Jared Golden Wins U.S. House Seat After RCV Tally

By Lura Jackson


In a contentious finish, Democrat Jared Golden has been named the winner of Maine’s second U.S. House of Representatives seat, defeating incumbent Republican Bruce Poliquin after the final tally of the newly-implemented Ranked Choice Voting [RCV] system.

If RCV had not been established earlier this year, Poliquin would have been declared the winner. Based on first-choice votes only, Poliquin had just over 46 percent while Golden had just under 46 percent. However, since no candidate had a majority of the votes, the RCV system was employed to determine which one had the greatest support. Under that system, second-choice votes from those who had selected the Independent candidates in the race as their first-choice were tallied for both Poliquin and Golden. Put another way, those who ranked either Tiffany Bond or William Hoar as their first-choice and then picked Poliquin or Golden as their second-choice had their second-choice votes count as first-choices for those candidates.

Once the votes were tabulated, Golden emerged as the winner with 50.5 percent of the votes compared to Poliquin’s 49.5 percent.

Poliquin responded to the proceedings of the RCV system by litigation; he attempted to stop the tabulation altogether and made the case that he should be declared the winner. U.S. District Judge Lance Walker denied the request to stop the counting process. “As it stands, the citizens of Maine have rejected the policy arguments plaintiffs advance against RCV. Maine voters cast their ballots in reliance on the RCV system,” Judge Walker wrote of his decision. “... I am not persuaded that the United States Constitution compels the Court to interfere with this most sacred expression of democratic will by enjoining the ballot-counting process and declaring Representative Poliquin the victor.”


Walker did not stop Poliquin’s underlying lawsuit against RCV from continuing, however. “In denying plaintiffs’ motion for a temporary restraining order, I do not discount the sincerity of their complaints regarding the RCV system,” Walker wrote. “The remedy in a democracy, when no constitutional infirmity appears likely, is to exercise the protected rights of speech and association granted by the First Amendment to persuade one’s fellow citizens of the correctness of one’s position and to petition the political branch to change the law.”

At this point, Poliquin can allow the litigation to continue in the U.S. District Court, attempt to bypass it and go directly to the U.S. Supreme Court, or approach the now Democrat-controlled U.S. House of Representatives and ask them to appoint him in Golden’s stead.

A brief recap of Ranked Choice Voting in Maine


Ranked Choice Voting was initially put forth by its supporters in 2015 with the goal of electing representatives that have the greatest majority of support.

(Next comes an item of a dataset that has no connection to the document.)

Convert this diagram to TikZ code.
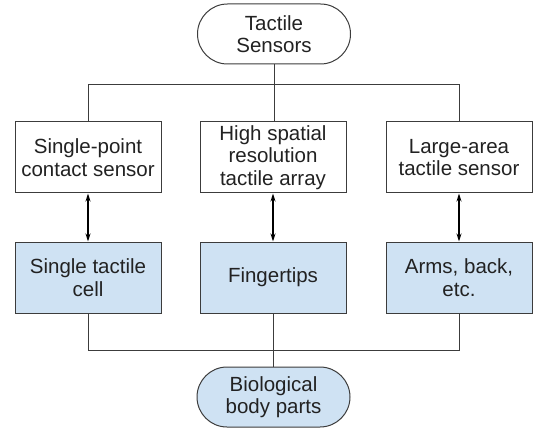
\documentclass[tikz,border=0pt]{standalone}
\usepackage{fontspec}
\setmainfont{Liberation Sans}
\usepackage{tikz}
\usepackage{xcolor}
\usetikzlibrary{arrows.meta,positioning,shapes,calc}
\definecolor{ink}{HTML}{222222}
\definecolor{edge}{HTML}{3C3C3C}
\definecolor{skin}{HTML}{CFE2F3}
\tikzset{
  sensebox/.style={draw=edge,fill=white,line width=1pt,
                   minimum width=146pt,minimum height=71pt,
                   align=center,font=\fontsize{20.5}{22.5}\selectfont,text=ink,inner sep=2pt},
  bodybox/.style={sensebox,fill=skin},
  endcap/.style={draw=edge,rounded rectangle,line width=1pt,
                 minimum width=157pt,minimum height=60pt,
                 align=center,font=\fontsize{20.5}{22.5}\selectfont,text=ink,inner sep=2pt},
  treeline/.style={draw=edge,line width=1pt},
  maparr/.style={{Stealth[length=8pt,width=5pt]}-{Stealth[length=8pt,width=5pt]},line width=1.3pt,color=black}
}
\begin{document}
\begin{tikzpicture}[x=1pt,y=1pt]
  \useasboundingbox (0,0) rectangle (537,-430);
  \node[endcap,fill=white] (sensors) at (274,-34) {Tactile\\Sensors};
  \node[sensebox] (point) at (88,-157.5) {Single-point\\contact sensor};
  \node[sensebox] (array) at (273,-157.5) {High spatial\\resolution\\tactile array};
  \node[sensebox] (area) at (459,-157.5) {Large-area\\tactile sensor};
  \node[bodybox] (cell) at (88,-277.5) {Single tactile\\cell};
  \node[bodybox] (tips) at (273,-277.5) {Fingertips};
  \node[bodybox] (arms) at (459,-277.5) {Arms, back,\\etc.};
  \node[endcap,fill=skin] (body) at (273.5,-397) {Biological\\body parts};
  \coordinate (topbus) at (0,-85);
  \coordinate (lowbus) at (0,-350);
  \draw[treeline] (sensors.south) -- (sensors.south |- array.north);
  \draw[treeline] (point.north) -- (point.north |- topbus) -- (area.north |- topbus) -- (area.north);
  \draw[treeline] (tips.south) -- (tips.south |- body.north);
  \draw[treeline] (cell.south) -- (cell.south |- lowbus) -- (arms.south |- lowbus) -- (arms.south);
  \draw[maparr] (point) -- (cell);
  \draw[maparr] (array) -- (tips);
  \draw[maparr] (area) -- (arms);
\end{tikzpicture}
\end{document}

Mainers voted in favor of it in November 2016 by a small margin of 52 to 48 percent. Debate over the constitutionality of the law delayed its implementation. In 2017, the legislature passed a bill that would effectively prevent RCV from being implemented in either 2018 or 2020, and that would then automatically repeal it in 2021 unless the state constitution was amended. Supporters of RCV immediately began gathering signatures to amass a People’s Veto that would overturn the legislature’s attempt to repeal the law. The Maine Supreme Court weighed in that RCV was the law for the June primaries – at which time the public once again voted to keep RCV in place, this time for the November elections. During that election, 54 percent of voters opted in favor of the system.